Political Theory

Imagining a Nation: Geoland Part I: Introduction and Ecology

“I cannot play on any stringed instrument, but I can tell you how to make of a little village a great and glorious city.” – Themistocles

Welcome to the beginning of this series where I shall endeavour to imagine a new nation: The city state of Geoland. At the death of the Enlightenment, I shall strive to build a new nation on Enlightenment values. Values more immune from corruption and degradation.

Before I begin, I shall state that this is not a utopia. It’s not even my utopia (which would involve a pre-industrial island, wild game, a temple, a large library, thatched huts, fresh, raw goat’s milk, tropical fruits, surfable waves, many beautiful women…pardon me, my imagination gets too enthusiastic on occasion). Again I say this is not a utopia. If someone tells you they are building a utopia with human beings, you should run as far as possible in the other direction. That person does not understand human nature. If you desire to see a communist utopia, a place with no inequality, no injustice, no jealousy: visit a graveyard. That is what utopias soon become.

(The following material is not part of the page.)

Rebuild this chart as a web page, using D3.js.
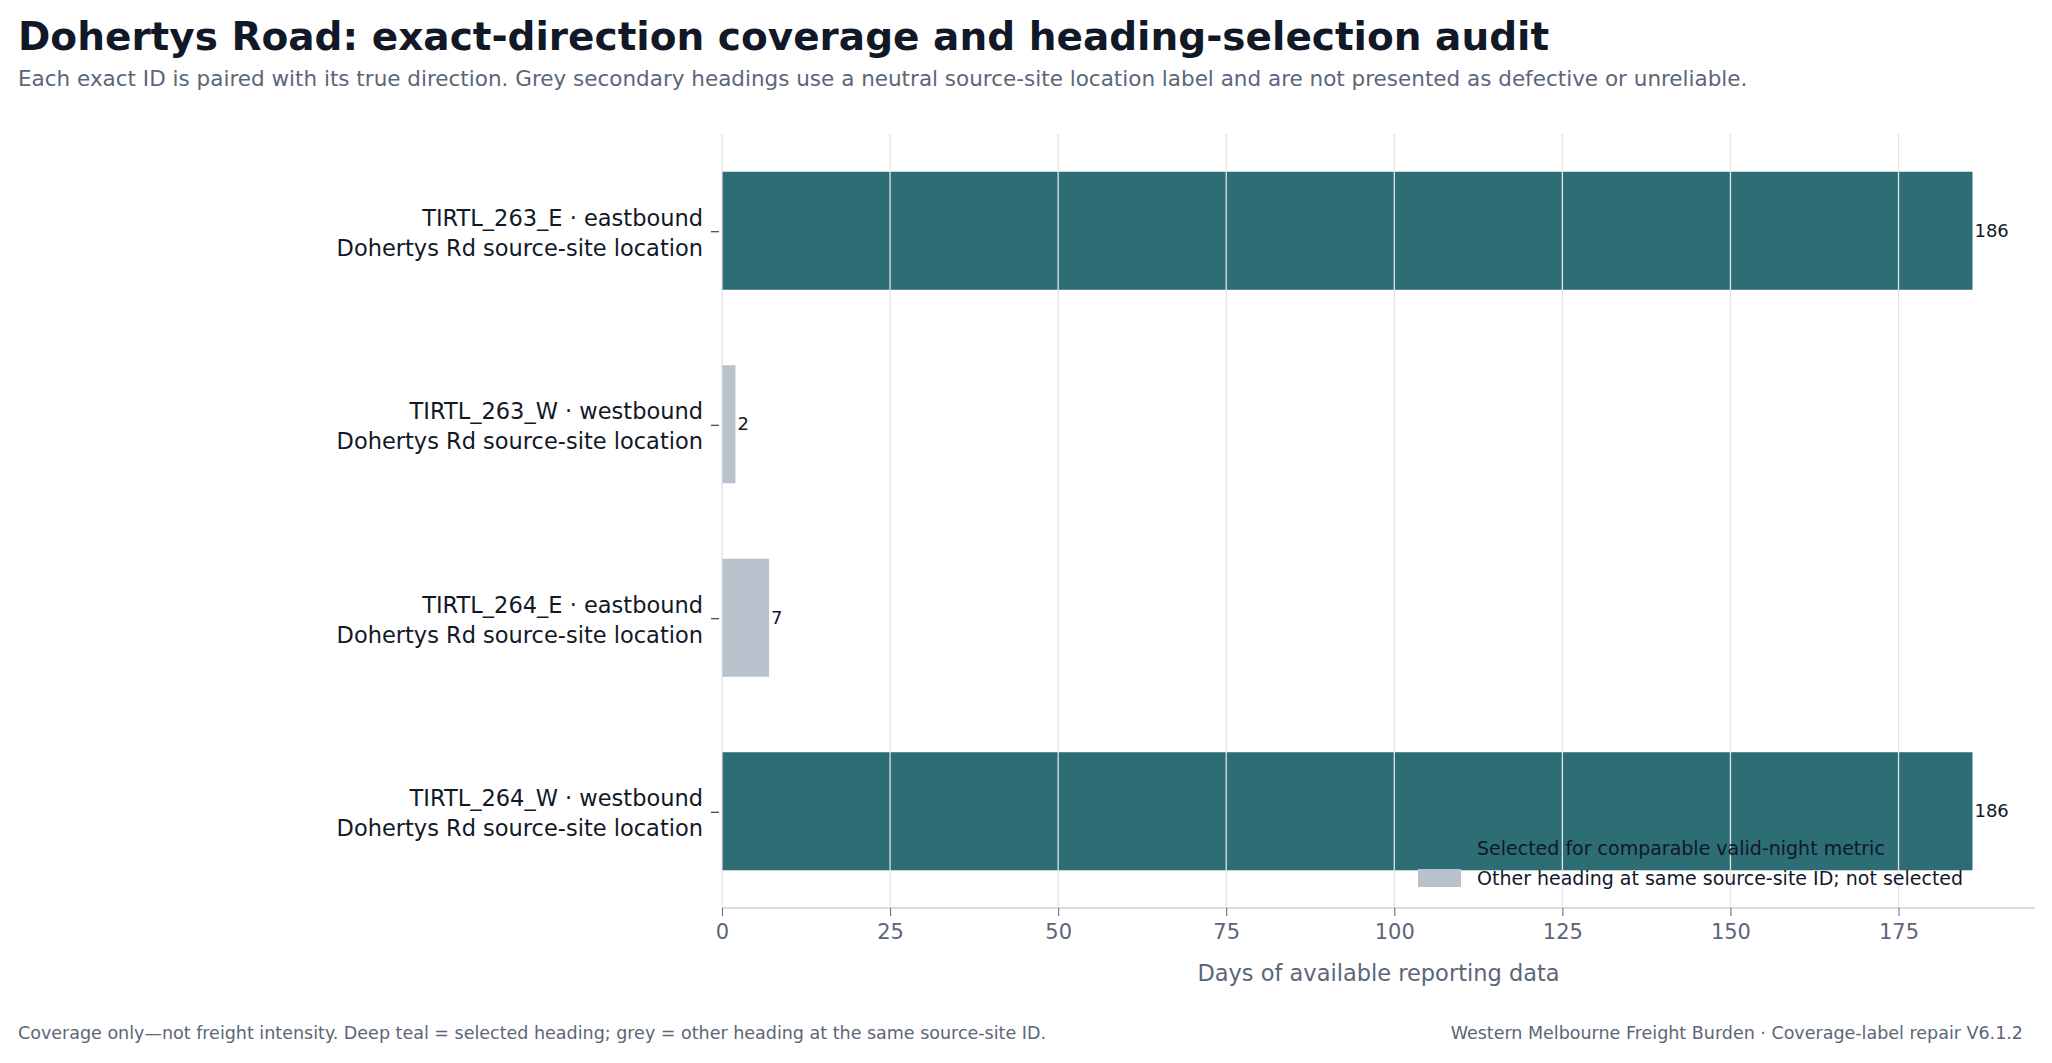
<!DOCTYPE html>
<html><head><meta charset="utf-8">
<script src="https://cdn.jsdelivr.net/npm/d3@7"></script>
<style>body{margin:0;background:#fff}text{font-family:"DejaVu Sans",sans-serif}</style>
</head><body><svg id="c" width="2052" height="1063"></svg>
<script>
const ids = ["TIRTL_263_E · eastbound","TIRTL_263_W · westbound","TIRTL_264_E · eastbound","TIRTL_264_W · westbound"];
const locs = ["Dohertys Rd source-site location","Dohertys Rd source-site location","Dohertys Rd source-site location","Dohertys Rd source-site location"];
const days = [186, 2, 7, 186];
const selected = [true, false, false, true];
const xTicks = [0,25,50,75,100,125,150,175];

const svg = d3.select("#c");
const TEAL="#2c6e74", GREY="#b8c2cc", DARK="#111827", MUTED="#5b6678";
const L=722, R=2035, T=134, B=908;
const x = d3.scaleLinear().domain([0,195.3]).range([L,R]);
const y = d3.scaleBand().domain(ids).range([T,B]).paddingInner(0.39).paddingOuter(0.195);

svg.append("text").attr("x",18).attr("y",50).attr("font-size",39).attr("font-weight","bold").attr("fill",DARK)
 .text("Dohertys Road: exact-direction coverage and heading-selection audit");
svg.append("text").attr("x",18).attr("y",86).attr("font-size",21.5).attr("fill",MUTED)
 .text("Each exact ID is paired with its true direction. Grey secondary headings use a neutral source-site location label and are not presented as defective or unreliable.");

svg.append("g").selectAll("rect").data(ids).join("rect")
 .attr("x",x(0)).attr("y",d=>y(d)).attr("height",y.bandwidth())
 .attr("width",(d,i)=>x(days[i])-x(0)).attr("fill",(d,i)=>selected[i]?TEAL:GREY);

svg.append("g").selectAll("line").data(xTicks).join("line")
 .attr("x1",d=>x(d)).attr("x2",d=>x(d)).attr("y1",T).attr("y2",B)
 .attr("stroke","#dfe3e8").attr("stroke-width",1.3);

svg.append("g").selectAll("text").data(ids).join("text")
 .attr("x",(d,i)=>x(days[i])+2).attr("y",d=>y(d)+y.bandwidth()/2+6)
 .attr("font-size",18).attr("fill",DARK).text((d,i)=>days[i]);

const ax = svg.append("g").attr("transform",`translate(0,${B})`)
 .call(d3.axisBottom(x).tickValues(xTicks).tickSize(8).tickPadding(8));
ax.select(".domain").attr("stroke","#cbd2da").attr("stroke-width",1.5).attr("d",`M${L},0H${R}`);
ax.selectAll(".tick line").attr("stroke",MUTED);
ax.selectAll(".tick text").attr("font-size",21).attr("fill",MUTED).attr("font-family","DejaVu Sans");

const yl = svg.append("g");
ids.forEach((d,i)=>{
  const cy = y(d)+y.bandwidth()/2;
  yl.append("line").attr("x1",711).attr("x2",719).attr("y1",cy+1).attr("y2",cy+1).attr("stroke",DARK);
  const t = yl.append("text").attr("text-anchor","end").attr("font-size",22.5).attr("fill",DARK);
  t.append("tspan").attr("x",703).attr("y",cy-5).text(d);
  t.append("tspan").attr("x",703).attr("y",cy+25).text(locs[i]);
});

svg.append("text").attr("x",(L+R)/2).attr("y",981).attr("text-anchor","middle").attr("font-size",22.5).attr("fill",MUTED)
 .text("Days of available reporting data");

const leg = [["Selected for comparable valid-night metric",TEAL],["Other heading at same source-site ID; not selected",GREY]];
leg.forEach((l,i)=>{
  svg.append("rect").attr("x",1418).attr("y",839+i*30).attr("width",43).attr("height",18).attr("fill",l[1]);
  svg.append("text").attr("x",1477).attr("y",855+i*30).attr("font-size",19).attr("fill",DARK).text(l[0]);
});

svg.append("text").attr("x",18).attr("y",1039).attr("font-size",17.5).attr("fill",MUTED)
 .text("Coverage only—not freight intensity. Deep teal = selected heading; grey = other heading at the same source-site ID.");
svg.append("text").attr("x",2023).attr("y",1039).attr("text-anchor","end").attr("font-size",17.5).attr("fill",MUTED)
 .text("Western Melbourne Freight Burden · Coverage-label repair V6.1.2");
</script></body></html>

However, I do believe a country can be built that is more just, more prosperous, and more liveable for all its citizens than any society today running at large scale. I feel, deep in my marrow, that civilisation once more has a yearning, a great lust, to visit a terrible destruction upon itself within the next decade. And only a better system can prevent such chaos (though I concede (and hope) that better technology may somewhat delay the reckoning and allow for better systems to develop).

This new nation will largely be based on the principles developed by Henry George (from Thomas Paine and even further back), and to a lesser extent on FA Hayek’s economic principles, and also Aristotle’s concept of a “mixed polity” (also known as a system of checks and balances).

This nation will, I hope, be a place where all citizens and guests can expect just treatment, a place more kind towards its environment, a place where free market freedoms and conservationist concerns are united in one system that recognises the rights of all citizens to the natural resources and natural bounties of a nation, and yet does not plunder what citizens have built and earned with their labour, their knowledge, and their risk. Future series will delve into the systems of government, of monetary policy, of taxation, and of justice, that can make all this possible.

A nation cannot choose its ecology or geography to a large extent, but since Geoland only exists, for now, in my head, I can build it (and I don’t mean to dismiss ecology as unimportant, it may be a defining feature for how civilisations grow and for the character of the people a nation, but one must work with what is available).

Imagine an island, about the size of Manhattan, in the Southern Mediterranean, lodged somewhere between the Balaeric islands and Sardinia. On one end is a tall mountain.  A fresh water river runs down from the top of this mountain and cuts the whole island in half, the rest of which is just above sea level. I’m not sure if such ecology is even possible, but I like to imagine so.

As a man of largely Mediterranean stock, this island reflects my soul: the location in the middle of the Mediterranean Sea, and the river cutting through it reminds me of the river that cuts through London, the city that raised me. Geoland sees British enlightenment values transposed onto a Mediterranean body.

In essence, the island is me.

Postscript:

I’ve heard it said that whenever someone offers a “third position”, it is invariably some branch of right wing thought. I don’t think you will find that the case here. Henry George referred to himself as a socialist, though that was before the term was so entwined with the idiotic theories and brutal realities of Marxist dogma. Hayek is considered a right wing or libertarian thinker, yet, by the standards of his Austrian school of economic thought, he’s definitely to the left or at least centre. Aristotle’s view of natural slavery is long outdated, and only extreme far right thinkers still adhere to that belief, but it will not be accepted in Geoland, only his idea of a mixed polity.